Pouco assisti à investigação da SIC sobre (a alegada) corrupção
entre o Sr. Ricardo Salgado, de um lado, e os Srs. José Sócrates, Manuel Pinho,
Zeinal Bava… do outro lado. Mas o caso parece cheio daqueles episódios em que a
realidade ultrapassa a ficção. A ficção rasca. E como tal, confesso, acaba por
me interessar mais ir seguindo o FCP.
Todavia, no futebol, lá vem o Benfica e a operação
e-toupeira. Levanto os olhos aos céus… e logo tem de passar um avião na rota de
Lisboa, onde me lembro que viajará o Sr. Carlos César, ou a D. Berta Cabral, que
mal aterrarem irão receber o (legalíssimo) reembolso por essa viagem apesar de
ter sido a Assembleia da República a pagá-la, isto é, o leitor e eu. Tal como
aliás somos nós quem paga os reembolsos.
Não há como fugir à coisa.
Pelo que trago a estas páginas o livro que um antigo
colega de faculdade teve recentemente a amabilidade de me enviar: Sociedade e Estado em Construção: Desafios
do Direito e da Democracia em Angola (Coimbra: Almedina, 2012),
coorganizado por José Octávio Serra Van-Dúnem, particularmente o capítulo da
sua autoria cujo título importei para esta crónica.
Onde alarga a corrupção a práticas desde os subornos à
dispensa de favores particulares; desde a burla ao tráfico de influências;
desde a legislação a favor de interesses privados (ai a legalidade dos
subsídios dos deputados!) às relações promíscuas entre agentes privados e agentes
públicos (ai o complemento do ministro Pinho pago pelo GES!).

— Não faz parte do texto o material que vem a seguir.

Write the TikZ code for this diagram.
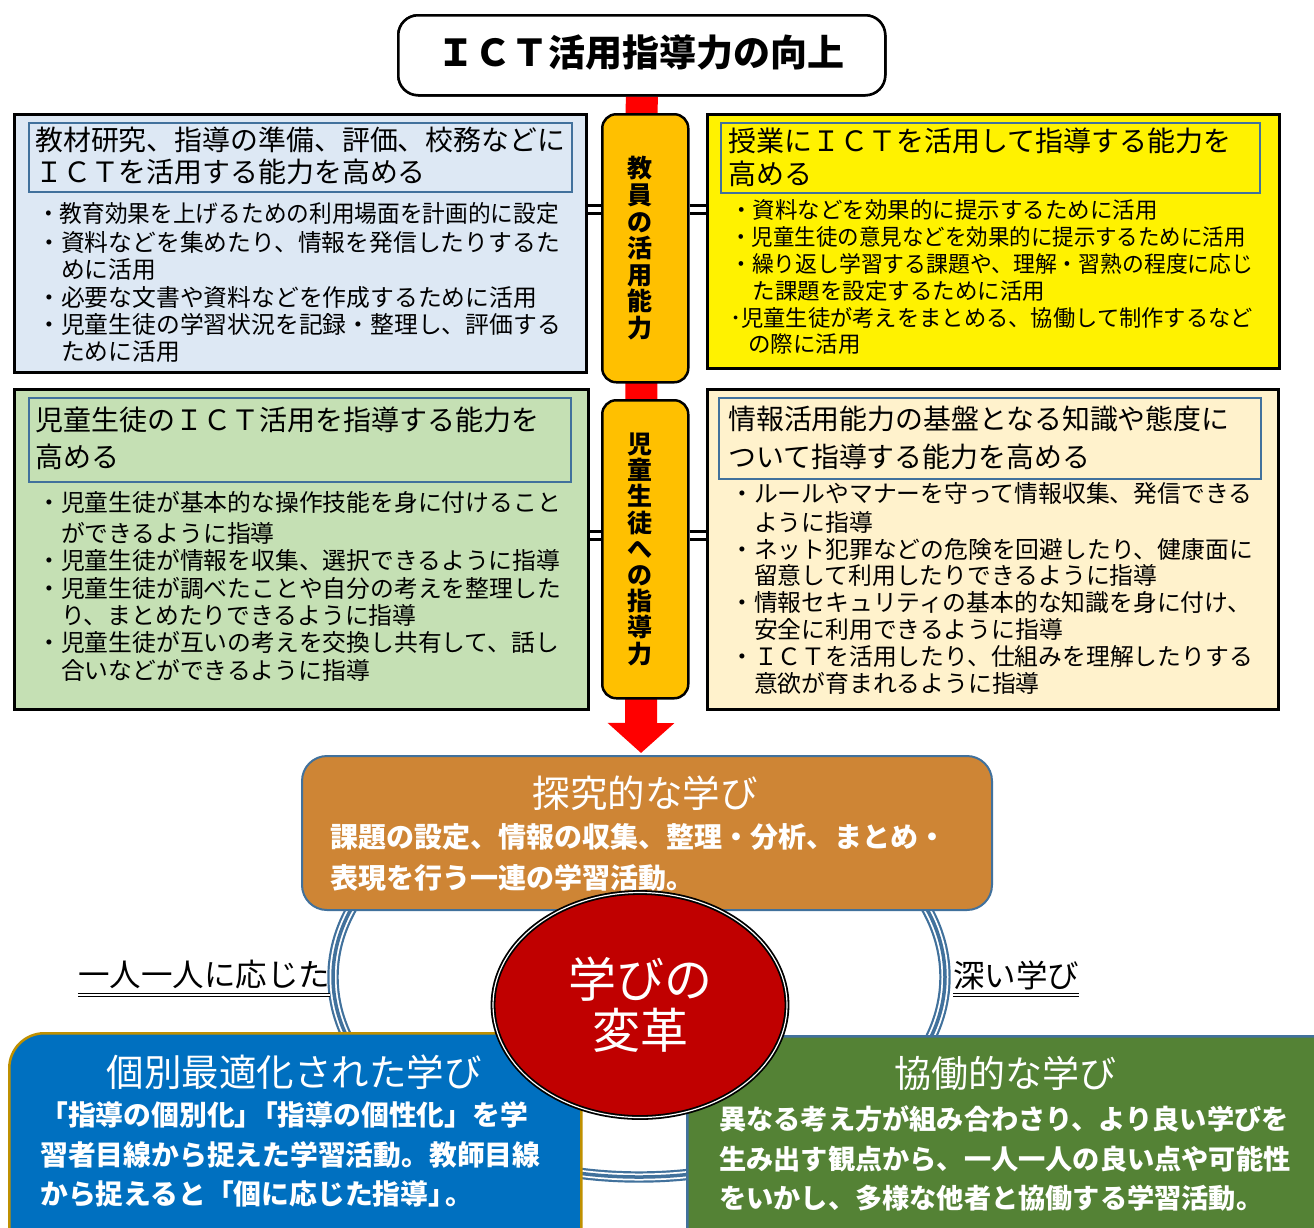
\documentclass[tikz,border=0pt]{standalone}
\usepackage{fontspec}
\usepackage{graphicx}
\newfontfamily\cjk{Noto Sans CJK JP}
\usetikzlibrary{arrows.meta,shapes.geometric}
\definecolor{panelblue}{HTML}{DDE8F4}
\definecolor{steel}{HTML}{41719C}
\definecolor{amber}{HTML}{FFC000}
\definecolor{leaf}{HTML}{C5E0B4}
\definecolor{cream}{HTML}{FFF2CC}
\definecolor{clay}{HTML}{CE8535}
\definecolor{ocean}{HTML}{0070C0}
\definecolor{gold}{HTML}{BF9000}
\definecolor{moss}{HTML}{548235}
\definecolor{crimson}{HTML}{C00000}
\newcommand\myfs[2]{\cjk\fontsize{#1}{#2}\selectfont}
\newcommand\squeeze[2]{\scalebox{#1}[1]{#2}}
\begin{document}
\begin{tikzpicture}[x=1pt,y=-1pt,
  panel/.style={draw=black, line width=3pt, rectangle, anchor=north west, inner sep=0pt},
  headbox/.style={draw=steel, line width=2.2pt, rectangle, anchor=north west, inner sep=0pt},
  pillar/.style={draw=black, line width=2.5pt, fill=amber, rounded corners=14pt, rectangle, anchor=north west, inner sep=0pt},
  txt/.style={anchor=north west, inner sep=0pt, align=left, text=black},
  link/.style={draw=black, line width=3pt, double=white, double distance=5pt},
  redbar/.style={draw=red, line width=32pt, -{Triangle[width=65pt,length=30pt]}},
  bigbox/.style={rectangle, anchor=north west, inner sep=0pt},
  wtitle/.style={text=white, inner sep=0pt, anchor=center},
  wbody/.style={text=white, inner sep=0pt, anchor=north west, align=left},
  ulab/.style={inner sep=0pt, anchor=center, text=black},
  uline/.style={draw=black, line width=1.1pt, double=white, double distance=1.6pt}
]
\useasboundingbox (0,0) rectangle (1314,1227);
\clip (0,0) rectangle (1314,1227);

% title and red main arrow
\coordinate (tip) at (641,753);
\node[draw=black, line width=2.5pt, fill=white, rounded corners=20pt, rectangle, anchor=north west,
      minimum width=487pt, minimum height=80pt, inner sep=0pt] (title) at (397,14) {};
\draw[redbar] (title.south) -- (tip);
\node[draw=black, line width=2.5pt, fill=white, rounded corners=20pt, rectangle, anchor=north west,
      minimum width=487pt, minimum height=80pt, inner sep=0pt] (titlebox) at (397,14) {};
\node[inner sep=0pt, anchor=center, font=\myfs{37}{40}\bfseries] (titletext) at (640.5,52) {ＩＣＴ活用指導力の向上};

% pillars
\node[pillar, minimum width=86pt, minimum height=268pt] (p1) at (601,113) {};
\node[pillar, minimum width=86pt, minimum height=298pt] (p2) at (601,399) {};
\node[inner sep=0pt, align=center, font=\myfs{25}{26.6}\bfseries] (p1t) at ([xshift=-5pt]p1.center) {教\\員\\の\\活\\用\\能\\力};
\node[inner sep=0pt, align=center, font=\myfs{25}{26.2}\bfseries] (p2t) at ([xshift=-5pt]p2.center) {児\\童\\生\\徒\\へ\\の\\指\\導\\力};

% panels
\node[panel, fill=panelblue, minimum width=572pt, minimum height=258pt] (tl) at (13,113) {};
\node[headbox, minimum width=543pt, minimum height=69pt] (tlh) at (28,122) {};
\node[txt, font=\myfs{27.9}{32}] (tlht) at (35,127.2) {教材研究、指導の準備、評価、校務などに\\ＩＣＴを活用する能力を高める};
\node[txt, font=\myfs{23.8}{27.4}] (tlb) at (37,202.1) {\squeeze{0.953}{・教育効果を上げるための利用場面を計画的に設定}\\[1.5pt]・資料などを集めたり、情報を発信したりするた\\\hspace*{1em}めに活用\\・必要な文書や資料などを作成するために活用\\・児童生徒の学習状況を記録・整理し、評価する\\\hspace*{1em}ために活用};

\node[panel, fill=yellow, minimum width=572pt, minimum height=254pt] (tr) at (706,113) {};
\node[headbox, minimum width=539pt, minimum height=70pt] (trh) at (720,122) {};
\node[txt, font=\myfs{28}{33}] (trht) at (728,128) {授業にＩＣＴを活用して指導する能力を\\高める};
\node[txt, font=\myfs{22.5}{26.8}] (trb) at (730,199.7) {・資料などを効果的に提示するために活用\\\squeeze{0.955}{・児童生徒の意見などを効果的に提示するために活用}\\\squeeze{0.97}{・繰り返し学習する課題や、理解・習熟の程度に応じ}\\\hspace*{1em}た課題を設定するために活用\\\squeeze{0.99}{･児童生徒が考えをまとめる、協働して制作するなど}\\\hspace*{0.8em}の際に活用};

\node[panel, fill=leaf, minimum width=574pt, minimum height=320pt] (bl) at (13,388) {};
\node[headbox, minimum width=542pt, minimum height=84pt] (blh) at (28,397) {};
\node[txt, font=\myfs{28}{37}] (blht) at (35,407.1) {児童生徒のＩＣＴ活用を指導する能力を\\高める};
\node[txt, font=\myfs{23.8}{27.4}] (blb) at (37,491) {・児童生徒が基本的な操作技能を身に付けること\\[3.5pt]\hspace*{1em}ができるように指導\\・児童生徒が情報を収集、選択できるように指導\\・児童生徒が調べたことや自分の考えを整理した\\\hspace*{1em}り、まとめたりできるように指導\\・児童生徒が互いの考えを交換し共有して、話し\\\hspace*{1em}合いなどができるように指導};

\node[panel, fill=cream, minimum width=571pt, minimum height=320pt] (br) at (706,388) {};
\node[headbox, minimum width=542pt, minimum height=81pt] (brh) at (718,397) {};
\node[txt, font=\myfs{27.9}{38}] (brht) at (728,406.2) {情報活用能力の基盤となる知識や態度に\\ついて指導する能力を高める};
\node[txt, font=\myfs{23.8}{26.9}] (brb) at (730,482) {・ルールやマナーを守って情報収集、発信できる\\[2pt]\hspace*{1em}ように指導\\・ネット犯罪などの危険を回避したり、健康面に\\\hspace*{1em}留意して利用したりできるように指導\\・情報セキュリティの基本的な知識を身に付け、\\\hspace*{1em}安全に利用できるように指導\\・ＩＣＴを活用したり、仕組みを理解したりする\\\hspace*{1em}意欲が育まれるように指導};

% double-line links
\coordinate (k1) at (0,209);
\coordinate (k2) at (0,535);
\draw[link] (tl.east |- k1) -- (p1.west |- k1);
\draw[link] (p1.east |- k1) -- (tr.west |- k1);
\draw[link] (bl.east |- k2) -- (p2.west |- k2);
\draw[link] (p2.east |- k2) -- (br.west |- k2);

% ring
\draw[steel, line width=2.2pt, double=white, double distance=7pt] (639,977) ellipse [x radius=306pt, y radius=200pt];
\draw[steel, line width=3.5pt] (639,977) ellipse [x radius=306pt, y radius=200pt];

% three learning boxes
\node[bigbox, fill=clay, draw=steel, line width=2pt, rounded corners=25pt, minimum width=690pt, minimum height=154pt] (inq) at (301,755) {};
\node[wtitle, font=\myfs{37.5}{40}] (inqt) at (645,793) {探究的な学び};
\node[wbody, font=\myfs{28}{41}\bfseries] (inqb) at (330,823.1) {課題の設定、情報の収集、整理・分析、まとめ・\\表現を行う一連の学習活動。};

\node[bigbox, fill=ocean, draw=gold, line width=2.5pt, rounded corners=35pt, minimum width=572pt, minimum height=260pt] (ind) at (8,1032) {};
\node[wtitle, font=\myfs{37.5}{40}] (indt) at (294,1072) {個別最適化された学び};
\node[wbody, font=\myfs{27.8}{39.5}\bfseries] (indb) at (40,1101.4) {「指導の個別化」\hspace{-0.45em}「指導の個性化」を学\\習者目線から捉えた学習活動。教師目線\\から捉えると「個に応じた指導」\hspace{-0.4em}。};

\node[bigbox, fill=moss, draw=steel, line width=2.5pt, rounded corners=32pt, minimum width=660pt, minimum height=260pt] (col) at (686,1035) {};
\node[wtitle, font=\myfs{37}{40}] (colt) at (1005,1073) {協働的な学び};
\node[wbody, font=\myfs{27.2}{39.5}\bfseries] (colb) at (719,1105.5) {異なる考え方が組み合わさり、より良い学びを\\生み出す観点から、一人一人の良い点や可能性\\をいかし、多様な他者と協働する学習活動。};

% centre circle
\node[ellipse, fill=crimson, draw=black, line width=1.8pt, double=white, double distance=1.2pt,
      minimum width=294pt, minimum height=225pt, inner sep=0pt] (core) at (640,1005) {};
\node[inner sep=0pt, align=center, text=white, font=\myfs{48}{51}] (coret) at (640,1005) {学びの\\変革};

% side labels
\node[ulab, font=\myfs{31.5}{34}] (lab1) at (204,975) {一人一人に応じた};
\node[ulab, font=\myfs{31.5}{34}] (lab2) at (1016,975) {深い学び};
\draw[uline] ([yshift=-5pt]lab1.south west) -- ([yshift=-5pt]lab1.south east);
\draw[uline] ([yshift=-5pt]lab2.south west) -- ([yshift=-5pt]lab2.south east);
\end{tikzpicture}
\end{document}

Em consequência, “a economia dilacera-se porque os
projectos e os negócios públicos não são estudados e desenvolvidos em função da
sua utilidade pública (…) mas sim tendo em conta as comissões e os rendimentos
que os agentes do processo vão ganhar (…). Ao nível social a corrupção agrava
as desigualdades entre os cidadãos (…) e degrada os valores morais, éticos e
profissionais” (p. 155).
A propósito dessa dilaceração económica: depois das notícias
ao longo da última década de nomeações políticas para a administração da Caixa
Geral de Depósitos, de empréstimos deste banco aos amigos e associados daqueles
diretores, e das consequentes notícias sobre a necessária recapitalização do
banco público, nesta semana o Eurostat anunciou que o défice orçamental
português, contando com essa recapitalização, se fixa em 3% do PIB – o segundo
pior da UE em 2017.
Mas saltemos sobre a estimativa de quão a corrupção
poderá pesar no desempenho económico, para registar dois apontamentos de Serra
Van-Dúnem sobre a adoção de uma “ética da responsabilidade”.
Por um lado, esta última decorre de pelo menos uma de
duas relações. A que se estabelece entre a ação e os respetivos resultados –
avaliando-se moralmente os agentes conforme os resultados das suas ações
respeitem, ou não, o compromisso que tais agentes tenham assumido para
desempenharem as respetivas funções. E a relação entre a ação e os valores que
a orientem, independentemente dos resultados – avaliando-se o agente conforme
se oriente no respeito pelo respetivo compromisso.
De modo que tanto a educação e formação profissional,
a montante das ações, quanto os processos de avaliação do desempenho, a jusante
deste, devem incidir nos valores que orientam as ações e/ou nas consequências
delas.
Por outro lado – à atenção do Senhor Presidente da
Assembleia da República – “a atitude que os órgãos adoptarem diante de casos de
corrupção será um primeiro sinal claro da preocupação com aquilo que pertence a
todos” (p. 158). Da preocupação… ou da falta dela, entenda-se.
Mas não apenas à atenção dos detentores dos cargos
institucionais. Referindo Bryan Turner, o nosso autor distingue a “cidadania
passiva”, a impor pelo Estado aos cidadãos, e a “cidadania activa, a partir ‘de
baixo’, como reforço das próprias Instituições” (p. 159). A preservação do
Estado de Direito – em que a lei está acima de quaisquer interesses privados –
cabe pois tanto àqueles a quem os restantes, provisoriamente, confiam os cargos
públicos, quer entretanto a todos estes outros.
Numa vigilância e intervenção “a partir ‘de
baixo’” que, como ao que julgo saber também será o caso do meu amigo José
Octávio em Angola, por cada pequena vitória pode bem sofrer umas quantas
derrotas. No entanto, desistir da cidadania ativa por causa destas, é não
perceber que o que primeiramente está em causa face à corrupção não é o estado
da res publica. É a escolha do que
cada um de nós quer vir a ver no dia em que, perante a morte, olhar para si
próprio e para este rápido e pequeno percurso de vida que aí nos terá levado.